Set problem: Return the listing below exactly, with the pictures dropped.

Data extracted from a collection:
▽

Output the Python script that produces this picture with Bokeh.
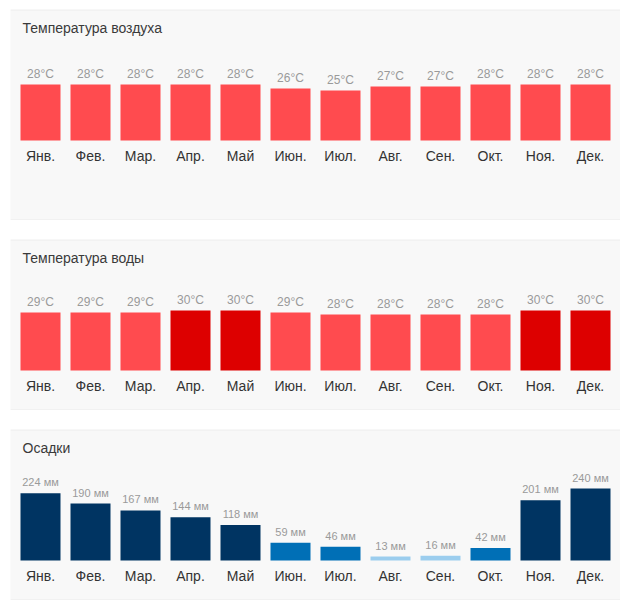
from bokeh.plotting import figure
from bokeh.layouts import column
from bokeh.models import FactorRange, Range1d, Span, ColumnDataSource
from bokeh.core.properties import value
from bokeh.embed import file_html
from bokeh.resources import INLINE

months = ["Янв.", "Фев.", "Мар.", "Апр.", "Май", "Июн.",
          "Июл.", "Авг.", "Сен.", "Окт.", "Ноя.", "Дек."]
air_temp = [28, 28, 28, 28, 28, 26, 25, 27, 27, 28, 28, 28]
water_temp = [29, 29, 29, 30, 30, 29, 28, 28, 28, 28, 30, 30]
precip = [224, 190, 167, 144, 118, 59, 46, 13, 16, 42, 201, 240]

titles = ["Температура воздуха", "Температура воды", "Осадки"]

FONT = "Liberation Sans"
BG = "#f8f8f8"
LINE = "#ebebeb"
W = 610


def temp_color(t):
    return "#dd0000" if t >= 30 else "#ff4b4f"


def precip_color(v):
    if v >= 100:
        return "#003462"
    if v >= 20:
        return "#006fb6"
    return "#9bcdee"


def panel(title, vals, labels, colors, height, px_per_unit, label_size):
    base_from_top = 131
    end = base_from_top / px_per_unit
    start = -(height - base_from_top) / px_per_unit
    p = figure(width=W, height=height, output_backend="svg", toolbar_location=None,
               tools="", x_range=FactorRange(factors=months, range_padding=0.1,
                                             range_padding_units="absolute"),
               y_range=Range1d(start, end), x_axis_location=None, y_axis_location=None,
               min_border=0, min_border_left=0, min_border_right=0,
               min_border_top=0, min_border_bottom=0)
    p.background_fill_color = BG
    p.border_fill_color = BG
    p.outline_line_color = None
    p.grid.visible = False

    src = ColumnDataSource(dict(x=months, top=vals, lab=labels, c=colors,
                                zero=[0] * len(months)))
    p.vbar(x="x", top="top", bottom=0, width=0.8, fill_color="c", line_color=None, source=src)
    p.text(x="x", y="top", text="lab", source=src, text_align="center",
           text_baseline="alphabetic", y_offset=-11, text_font=value(FONT),
           text_font_size=label_size, text_color="#9a9a9a")
    p.text(x="x", y="zero", text="x", source=src, text_align="center",
           text_baseline="alphabetic", y_offset=15, text_font=value(FONT),
           text_font_size="14px", text_color="#333333")
    p.text(x=[months[0]], y=[end - 18 / px_per_unit], text=[title], text_align="left",
           text_baseline="alphabetic", x_offset=-18, text_font=value(FONT),
           text_font_size="14px", text_color="#3a3a3a")

    p.add_layout(Span(location=end - 0.5 / px_per_unit, dimension="width",
                      line_color=LINE, line_width=1))
    p.add_layout(Span(location=start + 0.5 / px_per_unit, dimension="width",
                      line_color=LINE, line_width=1))
    return p


p1 = panel(titles[0], air_temp, [f"{t}°C" for t in air_temp],
           [temp_color(t) for t in air_temp], 211, 2.0, "12px")
p2 = panel(titles[1], water_temp, [f"{t}°C" for t in water_temp],
           [temp_color(t) for t in water_temp], 171, 2.0, "12px")
p3 = panel(titles[2], precip, [f"{v} мм" for v in precip],
           [precip_color(v) for v in precip], 171, 0.3, "11px")

layout = column(p1, p2, p3, spacing=19, margin=(9, 0, 0, 10))

open("out.html", "w").write(file_html(layout, INLINE))
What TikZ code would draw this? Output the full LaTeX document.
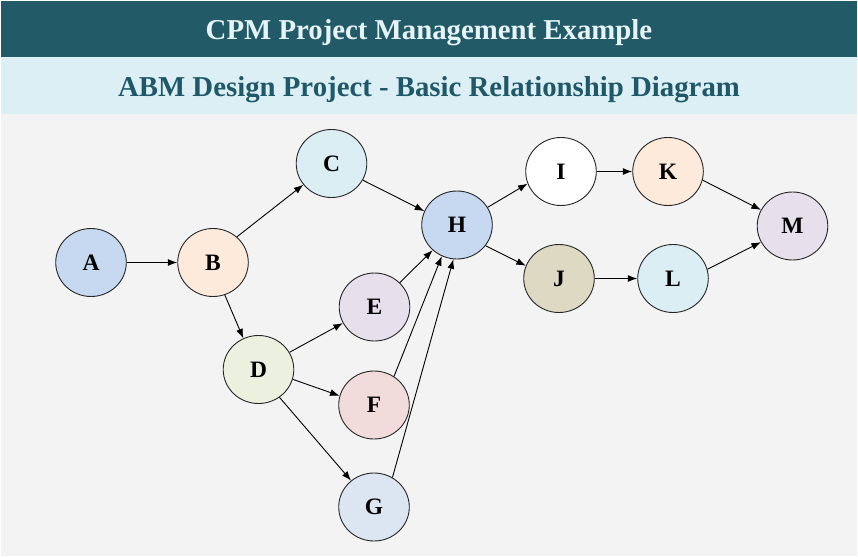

△

The response:
Output the Python script that produces this picture with Bokeh.
from bokeh.plotting import figure
from bokeh.layouts import column
from bokeh.models import FactorRange, Range1d, Span, ColumnDataSource
from bokeh.core.properties import value
from bokeh.embed import file_html
from bokeh.resources import INLINE

months = ["Янв.", "Фев.", "Мар.", "Апр.", "Май", "Июн.",
          "Июл.", "Авг.", "Сен.", "Окт.", "Ноя.", "Дек."]
air_temp = [28, 28, 28, 28, 28, 26, 25, 27, 27, 28, 28, 28]
water_temp = [29, 29, 29, 30, 30, 29, 28, 28, 28, 28, 30, 30]
precip = [224, 190, 167, 144, 118, 59, 46, 13, 16, 42, 201, 240]

titles = ["Температура воздуха", "Температура воды", "Осадки"]

FONT = "Liberation Sans"
BG = "#f8f8f8"
LINE = "#ebebeb"
W = 610


def temp_color(t):
    return "#dd0000" if t >= 30 else "#ff4b4f"


def precip_color(v):
    if v >= 100:
        return "#003462"
    if v >= 20:
        return "#006fb6"
    return "#9bcdee"


def panel(title, vals, labels, colors, height, px_per_unit, label_size):
    base_from_top = 131
    end = base_from_top / px_per_unit
    start = -(height - base_from_top) / px_per_unit
    p = figure(width=W, height=height, output_backend="svg", toolbar_location=None,
               tools="", x_range=FactorRange(factors=months, range_padding=0.1,
                                             range_padding_units="absolute"),
               y_range=Range1d(start, end), x_axis_location=None, y_axis_location=None,
               min_border=0, min_border_left=0, min_border_right=0,
               min_border_top=0, min_border_bottom=0)
    p.background_fill_color = BG
    p.border_fill_color = BG
    p.outline_line_color = None
    p.grid.visible = False

    src = ColumnDataSource(dict(x=months, top=vals, lab=labels, c=colors,
                                zero=[0] * len(months)))
    p.vbar(x="x", top="top", bottom=0, width=0.8, fill_color="c", line_color=None, source=src)
    p.text(x="x", y="top", text="lab", source=src, text_align="center",
           text_baseline="alphabetic", y_offset=-11, text_font=value(FONT),
           text_font_size=label_size, text_color="#9a9a9a")
    p.text(x="x", y="zero", text="x", source=src, text_align="center",
           text_baseline="alphabetic", y_offset=15, text_font=value(FONT),
           text_font_size="14px", text_color="#333333")
    p.text(x=[months[0]], y=[end - 18 / px_per_unit], text=[title], text_align="left",
           text_baseline="alphabetic", x_offset=-18, text_font=value(FONT),
           text_font_size="14px", text_color="#3a3a3a")

    p.add_layout(Span(location=end - 0.5 / px_per_unit, dimension="width",
                      line_color=LINE, line_width=1))
    p.add_layout(Span(location=start + 0.5 / px_per_unit, dimension="width",
                      line_color=LINE, line_width=1))
    return p


p1 = panel(titles[0], air_temp, [f"{t}°C" for t in air_temp],
           [temp_color(t) for t in air_temp], 211, 2.0, "12px")
p2 = panel(titles[1], water_temp, [f"{t}°C" for t in water_temp],
           [temp_color(t) for t in water_temp], 171, 2.0, "12px")
p3 = panel(titles[2], precip, [f"{v} мм" for v in precip],
           [precip_color(v) for v in precip], 171, 0.3, "11px")

layout = column(p1, p2, p3, spacing=19, margin=(9, 0, 0, 10))

open("out.html", "w").write(file_html(layout, INLINE))
What TikZ code would draw this? Output the full LaTeX document.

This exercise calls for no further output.